Above him, the heavy cruiser Tone was a floating wreck. Her stern had already sank while the forward two thirds of the ship slowly and then quickly took on water. The Emperor’s portrait was in the process of being transferred to a destroyer just as the forward third of the ship broke off from the middle third and dove the sea bed. Within seconds, hundreds of men were underwater and only a few would ever make it to the surface again.
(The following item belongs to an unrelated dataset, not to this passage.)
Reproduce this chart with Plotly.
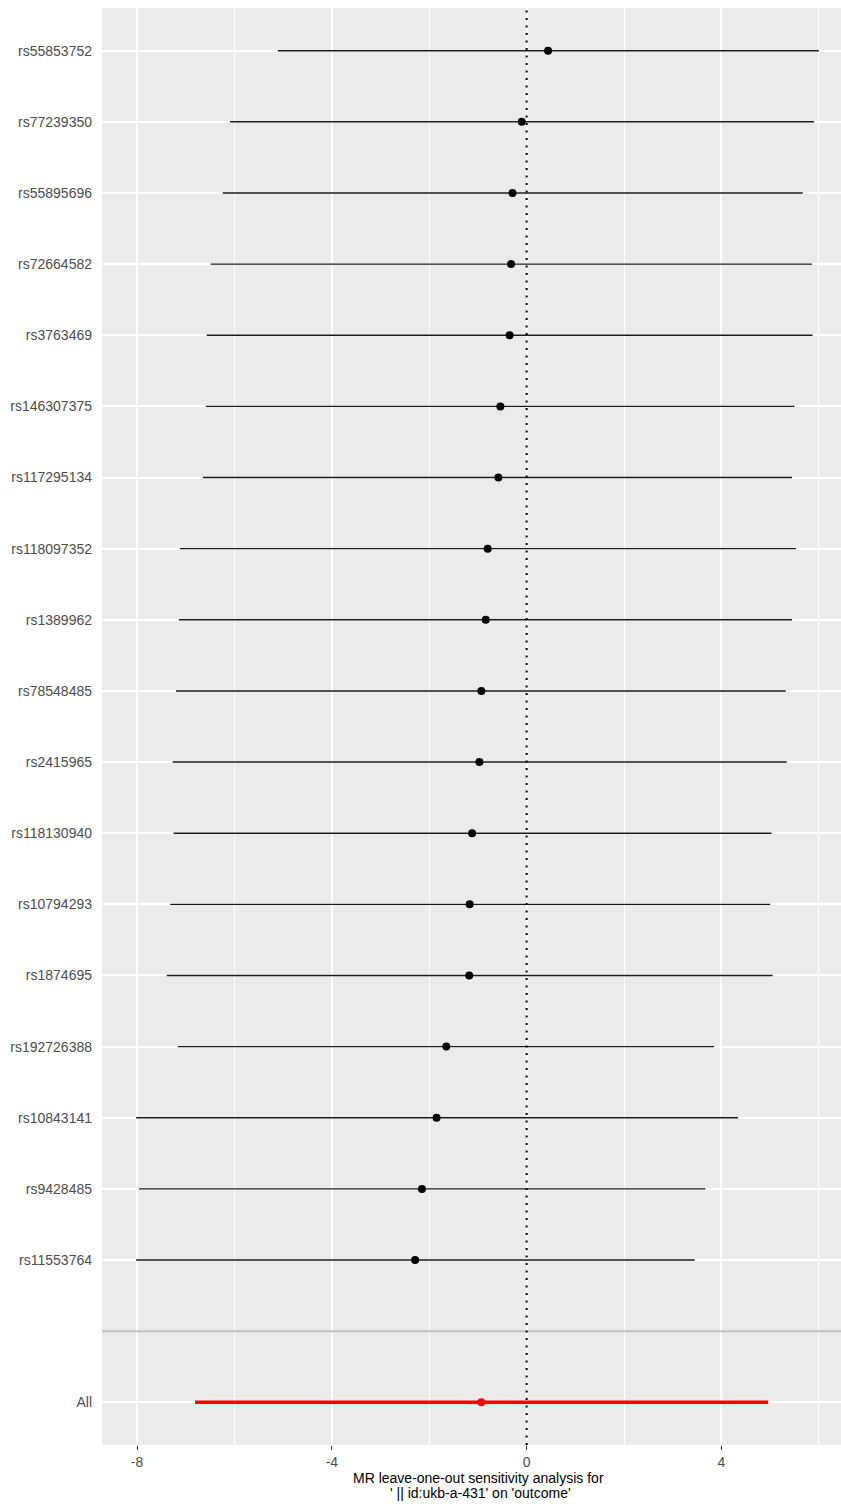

The carriers of the Kido Butai continued south at twenty two knots.
 

Driftless

Donor
I'm still trying to cipher out the main target for the Kido Butai (and company). The Makassar Strait route explains how they've managed to limit they're visibility to some extent, plus it leaves them several options coming into the Java Sea.
 
Story 1284
May 1, 1942 Java

Passenger cars were shunted off to the side of the station. Freight cars were waiting on the sidelings. Seven trains starting in Batavia had absolute priority. They would only slow for fuel and water. Orders had gone up and down the track to clear all traffic.

Aboard one of the trains, the Royal Rifles waited. The battalion had been in the Tropics for months now and even still it was too hot for the men who had grown up where winter was the dominant season. They had used the time to good advantage, training and getting fit after they had gotten lazy and fat in garrison duty in Newfoundland. The rumor was that the Japanese were about to land on the far eastern end of Java, so the entirety of C-Force including an Indian battalion and the 1st Free Dutch Infantry Brigade plus a Scottish field artillery regiment was being moved to reinforce the garrison at the port of Surabaya. The port was covered by a company of American marines and a regiment of Dutch militia. A determined assault would overwhelm them. Two heavy brigades in good positions would change the equation.

The train slowed. They were one hundred and eighty miles from their destination and the men had an hour to eat lunch and stretch their legs as the engineers took on more fuel and water.